Polemon attempted once again to persuade Pionius to obey the law and offer sacrifice to the idols.

“If only I could persuade you to become Christians,” he replied.

The men laughed at him, saying that he did not have the power to do that, because they knew they would be burned alive if they converted.

St Pionius said, “It is far worse to burn after death.”

St Sabina laughed when she heard this. Then Polemon threatened to put her in a brothel, but she said she believed that God would protect her.

Under questioning, St Pionius stated repeatedly that he was a Christian, and could not sacrifice to the emperor or to the idols.

Before Polemon came to Sabina to question her, St Pionus told her to say that her name was Theodote. This he did so that she would not be returned to her former mistress Politta, an immoral woman. In an effort to turn her from Christ, Politta bound St Sabina and cast her out on the mountains. She was secretly helped by the brethren, and hid in St Pionus’s house most of the time. That is how she came to be arrested.

Sts Sabina and Asclepiades were questioned, and they said they were Christians who worshiped Jesus Christ. Then they were thrown into jail.

In prison St Pionius and his companions met Limnus, a priest of the Church of Smyrna, and his wife Macedonia from the village of Karine. They had also been imprisoned for confessing Christ.

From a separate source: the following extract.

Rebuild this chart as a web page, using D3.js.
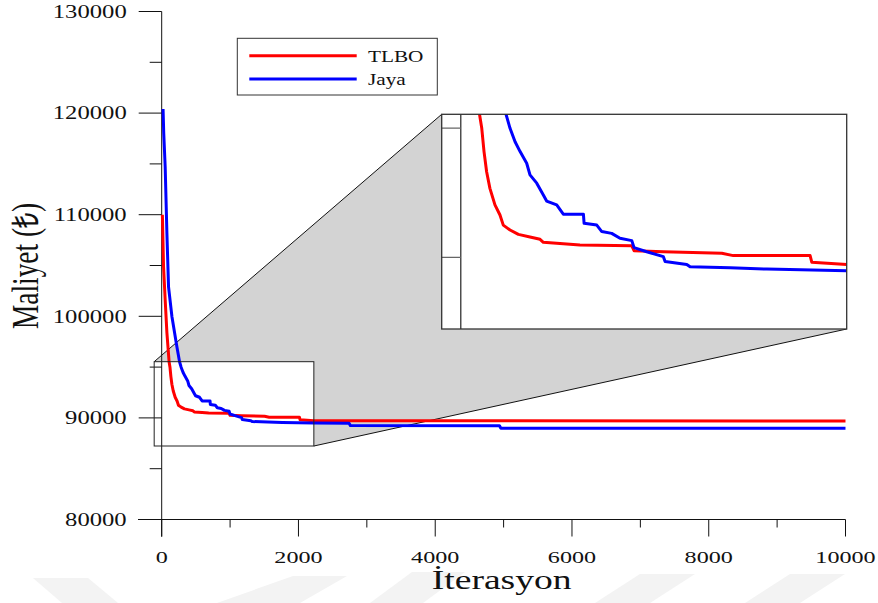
<!DOCTYPE html>
<html>
<head>
<meta charset="utf-8">
<script src="https://cdn.jsdelivr.net/npm/d3@7"></script>
<style>
  html, body { margin: 0; padding: 0; background: #fff; }
  svg { display: block; }
  text { font-family: "Liberation Serif", "Times New Roman", serif; fill: #111; }
</style>
</head>
<body>
<svg id="chart" width="878" height="603"></svg>
<script>
// --- data ---
const seriesNames = ["TLBO", "Jaya"]
const seriesColors = ["#ff0000", "#0000ff"]

const tlboIter = [10, 27, 51, 76, 108, 121, 134, 149, 168, 197, 226, 245, 284, 332, 399, 457, 476, 591, 687, 986, 999, 1168, 1505, 1571, 2014, 2024, 2225, 3000, 5000, 10000]
const tlboCost = [110000, 104900, 101600, 98400, 95530, 94990, 94090, 93310, 92670, 92030, 91640, 91250, 91060, 90890, 90790, 90700, 90585, 90530, 90480, 90450, 90260, 90220, 90160, 90070, 90070, 89810, 89730, 89720, 89710, 89700]

const jayaIter = [20, 30, 51, 76, 100, 150, 222, 261, 284, 313, 342, 380, 399, 438, 476, 495, 553, 591, 707, 711, 784, 813, 870, 918, 986, 999, 1072, 1168, 1178, 1303, 1322, 1553, 1764, 2225, 2740, 2760, 4940, 4960, 10000]
const jayaCost = [120400, 118000, 114700, 108200, 102900, 99960, 97000, 95530, 94990, 94470, 94090, 93640, 93190, 92870, 92410, 92180, 92030, 91670, 91670, 91320, 91250, 91000, 90930, 90740, 90650, 90380, 90220, 90030, 89840, 89730, 89640, 89600, 89550, 89490, 89470, 89240, 89230, 88980, 88970]

const xTicks = [0, 2000, 4000, 6000, 8000, 10000]
const xMinorTicks = [1000, 3000, 5000, 7000, 9000]
const yTicks = [80000, 90000, 100000, 110000, 120000, 130000]
const yMinorTicks = [85000, 95000, 105000, 115000, 125000]

// zoomed window (data units) shown in the inset
const zoomIter = [-110, 2225]
const zoomCost = [87234, 95532]

const series = [
  tlboIter.map((d, i) => ({ x: d, y: tlboCost[i] })),
  jayaIter.map((d, i) => ({ x: d, y: jayaCost[i] }))
]

// --- layout ---
const svg = d3.select("#chart")
const x = d3.scaleLinear().domain([0, 10000]).range([161.7, 845.5])
const y = d3.scaleLinear().domain([80000, 130000]).range([519.5, 11.5])

const inset = { x0: 441.7, x1: 846.7, y0: 114.3, y1: 329 }
const xIn = d3.scaleLinear().domain(zoomIter).range([inset.x0, inset.x1])
const yIn = d3.scaleLinear().domain(zoomCost).range([inset.y1, inset.y0])

// faint watermark at the bottom
const marks = [
  [[33, 578], [88, 578], [118, 603], [62, 603]],
  [[293, 576], [347, 576], [300, 603], [217, 603]],
  [[412, 572], [465, 572], [423, 603], [370, 603]],
  [[640, 574], [695, 574], [650, 603], [595, 603]],
  [[790, 574], [845, 574], [800, 603], [745, 603]]
]
svg.append("g").selectAll("polygon").data(marks).enter()
  .append("polygon")
  .attr("points", d => d.map(p => p.join(",")).join(" "))
  .attr("fill", "#f3f3f3")

// gray connector between small box and inset
const sb = { x0: x(zoomIter[0]), x1: x(zoomIter[1]), y0: y(zoomCost[1]), y1: y(zoomCost[0]) }
svg.append("polygon")
  .attr("points", [[sb.x0, sb.y0], [inset.x0, inset.y0], [inset.x1, inset.y1], [sb.x1, sb.y1]].map(p => p.join(",")).join(" "))
  .attr("fill", "#d3d3d3")
svg.append("line").attr("x1", sb.x0).attr("y1", sb.y0).attr("x2", inset.x0).attr("y2", inset.y0).attr("stroke", "#111").attr("stroke-width", 1)
svg.append("line").attr("x1", sb.x1).attr("y1", sb.y1).attr("x2", inset.x1).attr("y2", inset.y1).attr("stroke", "#111").attr("stroke-width", 1)
svg.append("rect").attr("x", sb.x0).attr("y", sb.y0).attr("width", sb.x1 - sb.x0).attr("height", sb.y1 - sb.y0).attr("fill", "#fff")
svg.append("rect").attr("x", inset.x0).attr("y", inset.y0).attr("width", inset.x1 - inset.x0).attr("height", inset.y1 - inset.y0).attr("fill", "#fff")

// --- axes ---
const axes = svg.append("g").attr("stroke", "#111").attr("stroke-width", 1)
axes.append("line").attr("x1", 138).attr("x2", x(10000)).attr("y1", y(80000)).attr("y2", y(80000))
axes.append("line").attr("x1", x(0)).attr("x2", x(0)).attr("y1", y(130000)).attr("y2", 536.7)
axes.selectAll(".yt").data(yTicks).enter().append("line")
  .attr("x1", x(0) - 23).attr("x2", x(0)).attr("y1", d => y(d)).attr("y2", d => y(d))
axes.selectAll(".ym").data(yMinorTicks).enter().append("line")
  .attr("x1", x(0) - 12).attr("x2", x(0)).attr("y1", d => y(d)).attr("y2", d => y(d))
axes.selectAll(".xt").data(xTicks).enter().append("line")
  .attr("x1", d => x(d)).attr("x2", d => x(d)).attr("y1", y(80000)).attr("y2", y(80000) + 17)
axes.selectAll(".xm").data(xMinorTicks).enter().append("line")
  .attr("x1", d => x(d)).attr("x2", d => x(d)).attr("y1", y(80000)).attr("y2", y(80000) + 8)

svg.append("g").selectAll("text").data(yTicks).enter().append("text")
  .attr("transform", d => `translate(126.7,${y(d) + 6.3}) scale(1.37,1)`)
  .attr("text-anchor", "end").attr("font-size", 18)
  .text(d => d)
svg.append("g").selectAll("text").data(xTicks).enter().append("text")
  .attr("transform", d => `translate(${x(d)},562.5) scale(1.38,1)`)
  .attr("text-anchor", "middle").attr("font-size", 17.5)
  .text(d => d)

svg.append("text")
  .attr("transform", "translate(38,266) scale(1.32,1) rotate(-90)")
  .attr("text-anchor", "middle").attr("font-size", 28)
  .attr("textLength", 126).attr("lengthAdjust", "spacingAndGlyphs")
  .text("Maliyet (₺)")
svg.append("text")
  .attr("transform", "translate(501.7,589.3)")
  .attr("text-anchor", "middle").attr("font-size", 27)
  .attr("textLength", 140).attr("lengthAdjust", "spacingAndGlyphs")
  .text("İterasyon")

// --- main curves ---
const line = d3.line().x(d => x(d.x)).y(d => y(d.y))
svg.append("g").selectAll("path").data(series).enter().append("path")
  .attr("d", line)
  .attr("fill", "none")
  .attr("stroke", (d, i) => seriesColors[i])
  .attr("stroke-width", 3)
  .attr("stroke-linejoin", "round")

svg.append("rect").attr("x", sb.x0).attr("y", sb.y0).attr("width", sb.x1 - sb.x0).attr("height", sb.y1 - sb.y0)
  .attr("fill", "none").attr("stroke", "#222").attr("stroke-width", 1)

// --- inset ---
svg.append("clipPath").attr("id", "clipInset").append("rect")
  .attr("x", inset.x0).attr("y", inset.y0).attr("width", inset.x1 - inset.x0).attr("height", inset.y1 - inset.y0)
const gin = svg.append("g").attr("clip-path", "url(#clipInset)")
gin.append("line").attr("x1", xIn(0)).attr("x2", xIn(0)).attr("y1", inset.y0).attr("y2", inset.y1)
  .attr("stroke", "#333").attr("stroke-width", 1.3)
gin.selectAll(".it").data(yTicks.concat(yMinorTicks)).enter().append("line")
  .attr("x1", inset.x0).attr("x2", xIn(0)).attr("y1", d => yIn(d)).attr("y2", d => yIn(d))
  .attr("stroke", "#666").attr("stroke-width", 1.3)
const lineIn = d3.line().x(d => xIn(d.x)).y(d => yIn(d.y))
gin.selectAll("path").data(series).enter().append("path")
  .attr("d", lineIn)
  .attr("fill", "none")
  .attr("stroke", (d, i) => seriesColors[i])
  .attr("stroke-width", 3)
  .attr("stroke-linejoin", "round")
svg.append("rect").attr("x", inset.x0).attr("y", inset.y0).attr("width", inset.x1 - inset.x0).attr("height", inset.y1 - inset.y0)
  .attr("fill", "none").attr("stroke", "#333").attr("stroke-width", 1.3)

// --- legend ---
const leg = svg.append("g")
leg.append("rect").attr("x", 237.3).attr("y", 38.3).attr("width", 200).attr("height", 56.7)
  .attr("fill", "#fff").attr("stroke", "#333").attr("stroke-width", 1)
const items = leg.selectAll(".li").data(seriesNames).enter().append("g")
  .attr("transform", (d, i) => `translate(0,${55.7 + i * 23.3})`)
items.append("line").attr("x1", 249.3).attr("x2", 356.7).attr("y1", 0).attr("y2", 0)
  .attr("stroke", (d, i) => seriesColors[i]).attr("stroke-width", 3)
items.append("text")
  .attr("transform", "translate(368,6) scale(1.25,1)")
  .attr("font-size", 17)
  .text(d => d)
</script>
</body>
</html>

Many believers visited the holy confessors in prison, offering them whatever they could, but the saints did not accept it. The jailers were angry, because they used to keep a portion of the gifts given to prisoners for themselves.

The holy martyrs were brought to the marketplace, and were urged to offer sacrifice. When they refused, they were taken back to prison. On the way, they were beaten and mocked by the crowd. Someone said to St Sabina, “Why couldn’t you have died in your own city?”

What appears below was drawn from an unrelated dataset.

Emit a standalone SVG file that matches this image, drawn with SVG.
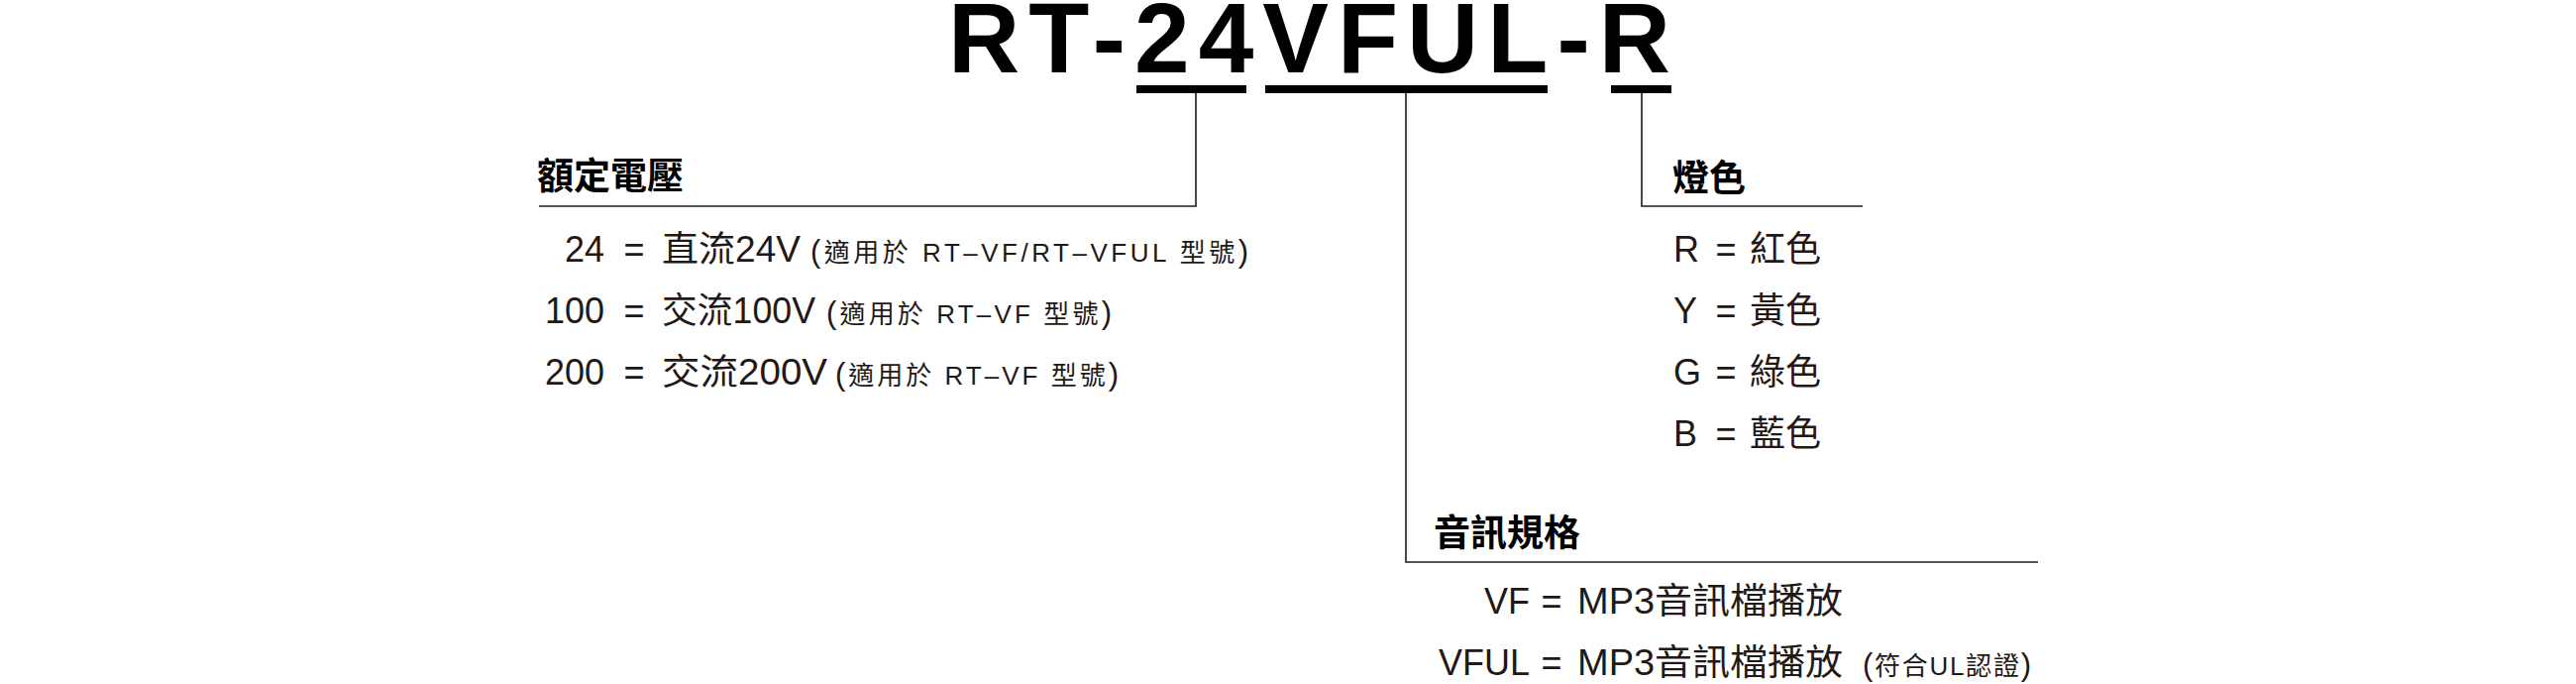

St Sabina retorted, “What is my native city?”

Terentius, who was in charge of the gladiatorial games, said to Asclepiades, “After you are condemned, I shall ask that you compete in the games given by my son.”
“That does not scare me,” he said.

After many torments, the holy martyr was brought to the amphitheatre on March 11, 250. Since he still refused to offer sacrifice to the idols, St Pionius was sentenced to be burned alive. He was nailed to a cross, then they stacked wood around him and lit the fire. When the fire subsided, everyone saw the body of the saint was unharmed. Not even the hairs of his head had been singed. His face was radiant, and shone with divine grace. After his victory in the contest, St Pionius received an incorruptible crown of glory from the Savior Christ.

St Pionius transcribed the Martyrdom of St Polycarp of Smyrna (February 23) from an older copy made by Isocrates (or Socrates) in Corinth. This document in turn was transcribed from an earlier manuscript written by Gaius, and was based on the recollections of St Irenaeus of Lyons (August 23), who knew St Polycarp. St Polycarp appeared to Pionius in a vision, telling him to search for the text of Isocrates. St Pionius collected the material which was nearly worn out with age, thus preserving the account for later generations. Now St Pionius rejoices in the heavenly Kingdom, glorifying the Life-Creating Trinity, the Father, the Son, and the Holy Spirit, throughout all ages.